Copy the data that follows, character for character, minus the pictures.

──────── Data supplied ────────

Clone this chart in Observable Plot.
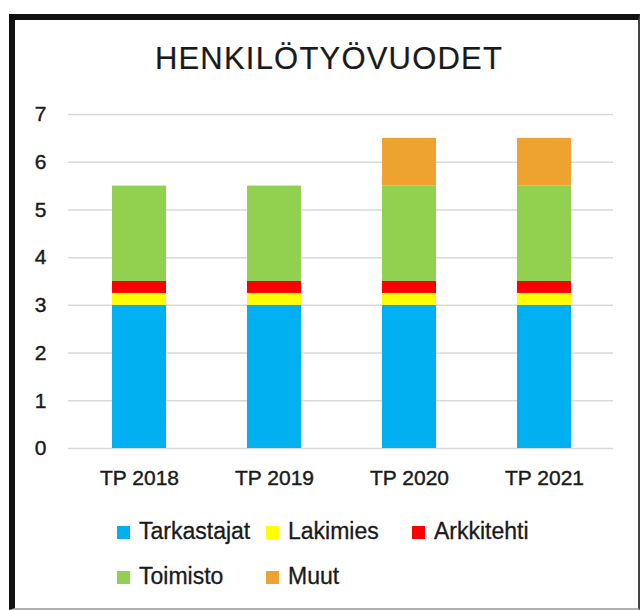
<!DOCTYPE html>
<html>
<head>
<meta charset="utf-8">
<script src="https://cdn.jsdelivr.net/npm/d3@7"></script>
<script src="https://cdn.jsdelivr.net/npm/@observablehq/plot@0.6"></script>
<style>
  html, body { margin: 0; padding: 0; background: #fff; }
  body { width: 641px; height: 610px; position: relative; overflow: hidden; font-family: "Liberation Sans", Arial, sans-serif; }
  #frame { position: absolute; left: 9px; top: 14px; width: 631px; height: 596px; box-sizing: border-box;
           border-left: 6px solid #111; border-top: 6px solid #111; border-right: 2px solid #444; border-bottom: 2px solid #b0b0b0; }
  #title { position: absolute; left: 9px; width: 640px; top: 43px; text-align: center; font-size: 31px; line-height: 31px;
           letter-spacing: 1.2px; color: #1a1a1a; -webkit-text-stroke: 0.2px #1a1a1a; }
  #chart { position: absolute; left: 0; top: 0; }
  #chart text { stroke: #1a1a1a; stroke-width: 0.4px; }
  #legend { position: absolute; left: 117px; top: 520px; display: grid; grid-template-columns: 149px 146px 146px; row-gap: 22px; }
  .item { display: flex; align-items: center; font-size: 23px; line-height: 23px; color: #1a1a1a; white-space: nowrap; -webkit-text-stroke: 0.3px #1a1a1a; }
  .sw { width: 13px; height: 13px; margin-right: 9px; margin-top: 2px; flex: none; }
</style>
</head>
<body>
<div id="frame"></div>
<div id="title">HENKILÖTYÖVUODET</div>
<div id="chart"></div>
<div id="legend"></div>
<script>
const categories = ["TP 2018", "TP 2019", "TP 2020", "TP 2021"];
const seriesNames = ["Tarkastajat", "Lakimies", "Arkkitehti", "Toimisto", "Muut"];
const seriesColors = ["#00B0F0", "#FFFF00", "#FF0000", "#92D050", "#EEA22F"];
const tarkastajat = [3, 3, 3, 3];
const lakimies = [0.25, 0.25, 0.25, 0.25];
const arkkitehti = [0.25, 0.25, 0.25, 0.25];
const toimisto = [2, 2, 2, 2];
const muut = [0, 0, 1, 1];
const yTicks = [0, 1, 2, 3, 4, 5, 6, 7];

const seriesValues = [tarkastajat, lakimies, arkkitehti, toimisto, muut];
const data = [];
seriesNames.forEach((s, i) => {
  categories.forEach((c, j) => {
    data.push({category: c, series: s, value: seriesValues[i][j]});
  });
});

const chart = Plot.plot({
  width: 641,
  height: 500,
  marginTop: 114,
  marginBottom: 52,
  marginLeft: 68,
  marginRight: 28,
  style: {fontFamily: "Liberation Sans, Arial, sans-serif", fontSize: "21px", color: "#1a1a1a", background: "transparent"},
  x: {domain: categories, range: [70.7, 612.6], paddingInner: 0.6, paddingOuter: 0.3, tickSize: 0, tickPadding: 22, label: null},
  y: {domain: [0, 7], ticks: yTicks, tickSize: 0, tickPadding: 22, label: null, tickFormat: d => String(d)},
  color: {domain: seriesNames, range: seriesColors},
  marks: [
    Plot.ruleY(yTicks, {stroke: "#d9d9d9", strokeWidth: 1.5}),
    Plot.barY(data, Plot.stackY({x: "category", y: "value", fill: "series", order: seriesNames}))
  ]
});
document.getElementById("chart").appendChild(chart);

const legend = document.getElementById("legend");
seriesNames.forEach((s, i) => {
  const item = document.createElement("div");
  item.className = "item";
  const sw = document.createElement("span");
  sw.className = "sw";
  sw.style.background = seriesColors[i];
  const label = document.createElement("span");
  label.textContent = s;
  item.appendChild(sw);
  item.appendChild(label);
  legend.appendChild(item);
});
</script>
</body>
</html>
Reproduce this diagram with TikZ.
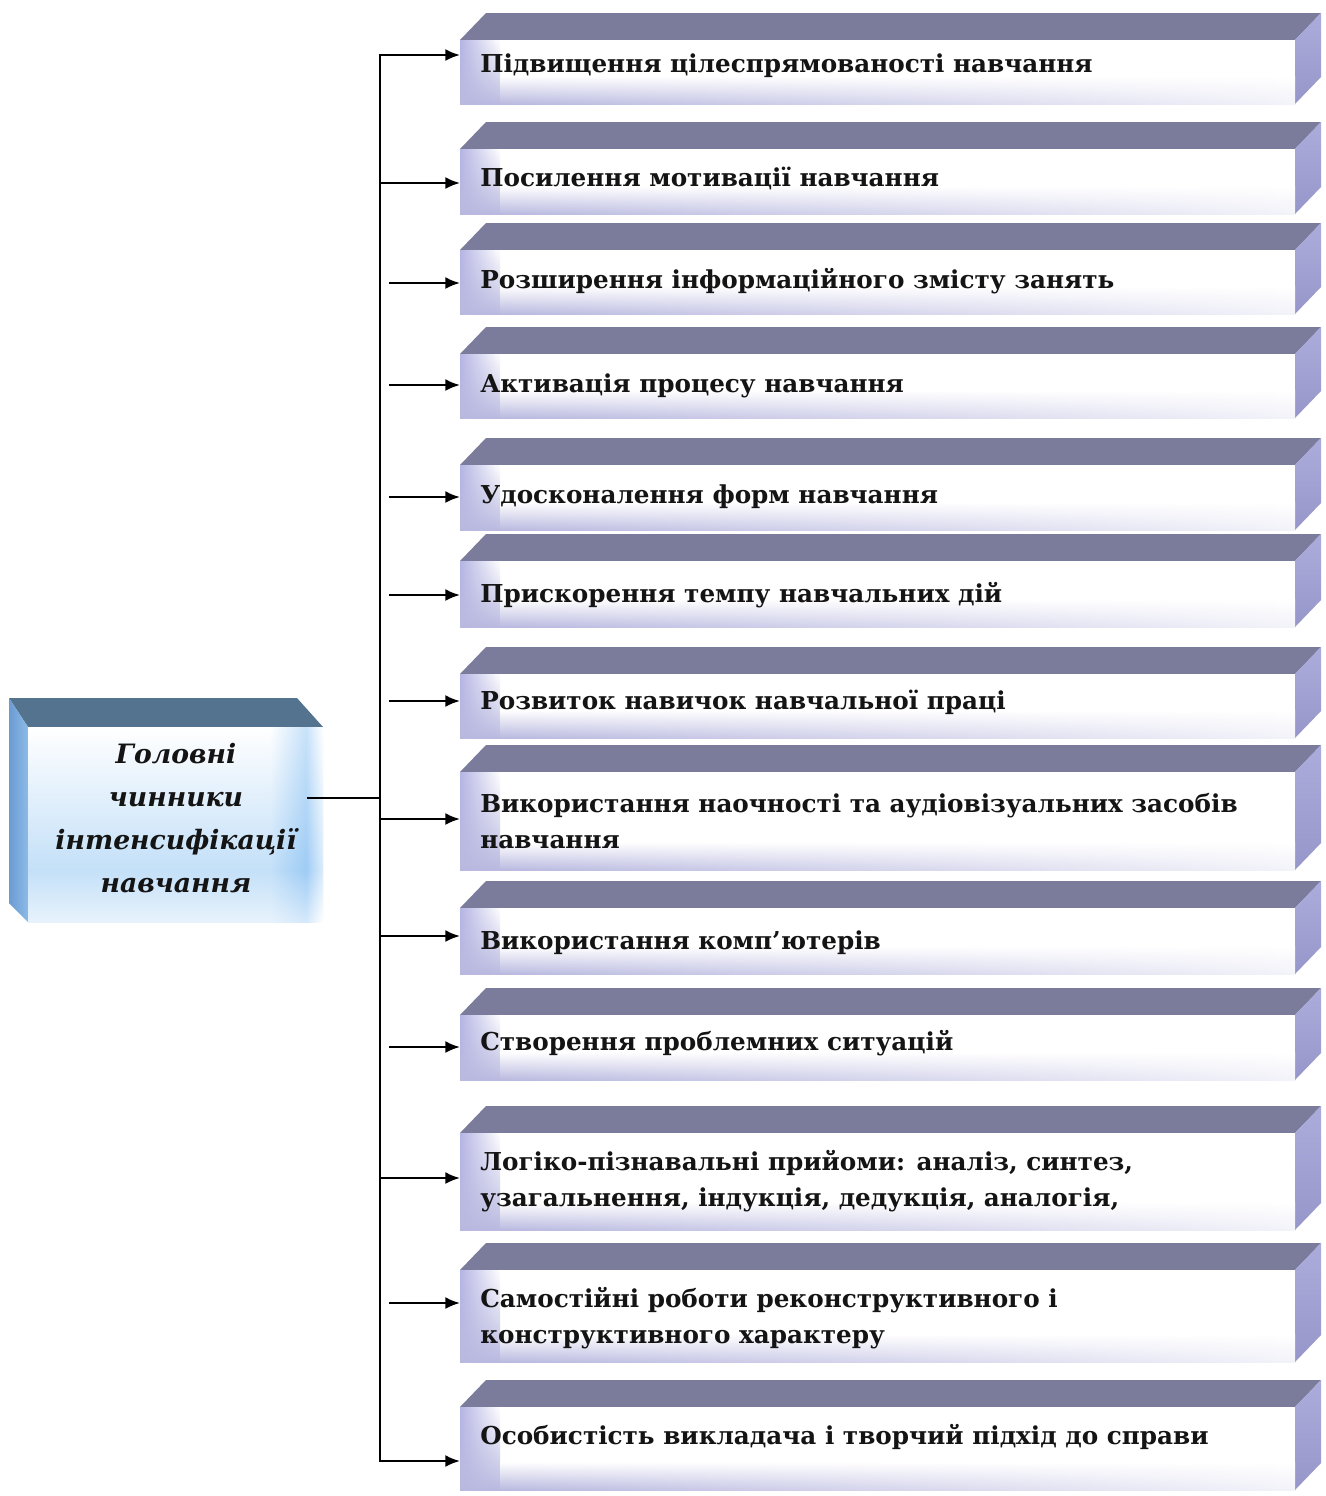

────────

» Exercise result
Clone this chart in Observable Plot.
<!DOCTYPE html>
<html>
<head>
<meta charset="utf-8">
<script src="https://cdn.jsdelivr.net/npm/d3@7"></script>
<script src="https://cdn.jsdelivr.net/npm/@observablehq/plot@0.6"></script>
<style>
  html, body { margin: 0; padding: 0; background: #fff; }
  body { width: 641px; height: 610px; position: relative; overflow: hidden; font-family: "Liberation Sans", Arial, sans-serif; }
  #frame { position: absolute; left: 9px; top: 14px; width: 631px; height: 596px; box-sizing: border-box;
           border-left: 6px solid #111; border-top: 6px solid #111; border-right: 2px solid #444; border-bottom: 2px solid #b0b0b0; }
  #title { position: absolute; left: 9px; width: 640px; top: 43px; text-align: center; font-size: 31px; line-height: 31px;
           letter-spacing: 1.2px; color: #1a1a1a; -webkit-text-stroke: 0.2px #1a1a1a; }
  #chart { position: absolute; left: 0; top: 0; }
  #chart text { stroke: #1a1a1a; stroke-width: 0.4px; }
  #legend { position: absolute; left: 117px; top: 520px; display: grid; grid-template-columns: 149px 146px 146px; row-gap: 22px; }
  .item { display: flex; align-items: center; font-size: 23px; line-height: 23px; color: #1a1a1a; white-space: nowrap; -webkit-text-stroke: 0.3px #1a1a1a; }
  .sw { width: 13px; height: 13px; margin-right: 9px; margin-top: 2px; flex: none; }
</style>
</head>
<body>
<div id="frame"></div>
<div id="title">HENKILÖTYÖVUODET</div>
<div id="chart"></div>
<div id="legend"></div>
<script>
const categories = ["TP 2018", "TP 2019", "TP 2020", "TP 2021"];
const seriesNames = ["Tarkastajat", "Lakimies", "Arkkitehti", "Toimisto", "Muut"];
const seriesColors = ["#00B0F0", "#FFFF00", "#FF0000", "#92D050", "#EEA22F"];
const tarkastajat = [3, 3, 3, 3];
const lakimies = [0.25, 0.25, 0.25, 0.25];
const arkkitehti = [0.25, 0.25, 0.25, 0.25];
const toimisto = [2, 2, 2, 2];
const muut = [0, 0, 1, 1];
const yTicks = [0, 1, 2, 3, 4, 5, 6, 7];

const seriesValues = [tarkastajat, lakimies, arkkitehti, toimisto, muut];
const data = [];
seriesNames.forEach((s, i) => {
  categories.forEach((c, j) => {
    data.push({category: c, series: s, value: seriesValues[i][j]});
  });
});

const chart = Plot.plot({
  width: 641,
  height: 500,
  marginTop: 114,
  marginBottom: 52,
  marginLeft: 68,
  marginRight: 28,
  style: {fontFamily: "Liberation Sans, Arial, sans-serif", fontSize: "21px", color: "#1a1a1a", background: "transparent"},
  x: {domain: categories, range: [70.7, 612.6], paddingInner: 0.6, paddingOuter: 0.3, tickSize: 0, tickPadding: 22, label: null},
  y: {domain: [0, 7], ticks: yTicks, tickSize: 0, tickPadding: 22, label: null, tickFormat: d => String(d)},
  color: {domain: seriesNames, range: seriesColors},
  marks: [
    Plot.ruleY(yTicks, {stroke: "#d9d9d9", strokeWidth: 1.5}),
    Plot.barY(data, Plot.stackY({x: "category", y: "value", fill: "series", order: seriesNames}))
  ]
});
document.getElementById("chart").appendChild(chart);

const legend = document.getElementById("legend");
seriesNames.forEach((s, i) => {
  const item = document.createElement("div");
  item.className = "item";
  const sw = document.createElement("span");
  sw.className = "sw";
  sw.style.background = seriesColors[i];
  const label = document.createElement("span");
  label.textContent = s;
  item.appendChild(sw);
  item.appendChild(label);
  legend.appendChild(item);
});
</script>
</body>
</html>
Reproduce this diagram with TikZ.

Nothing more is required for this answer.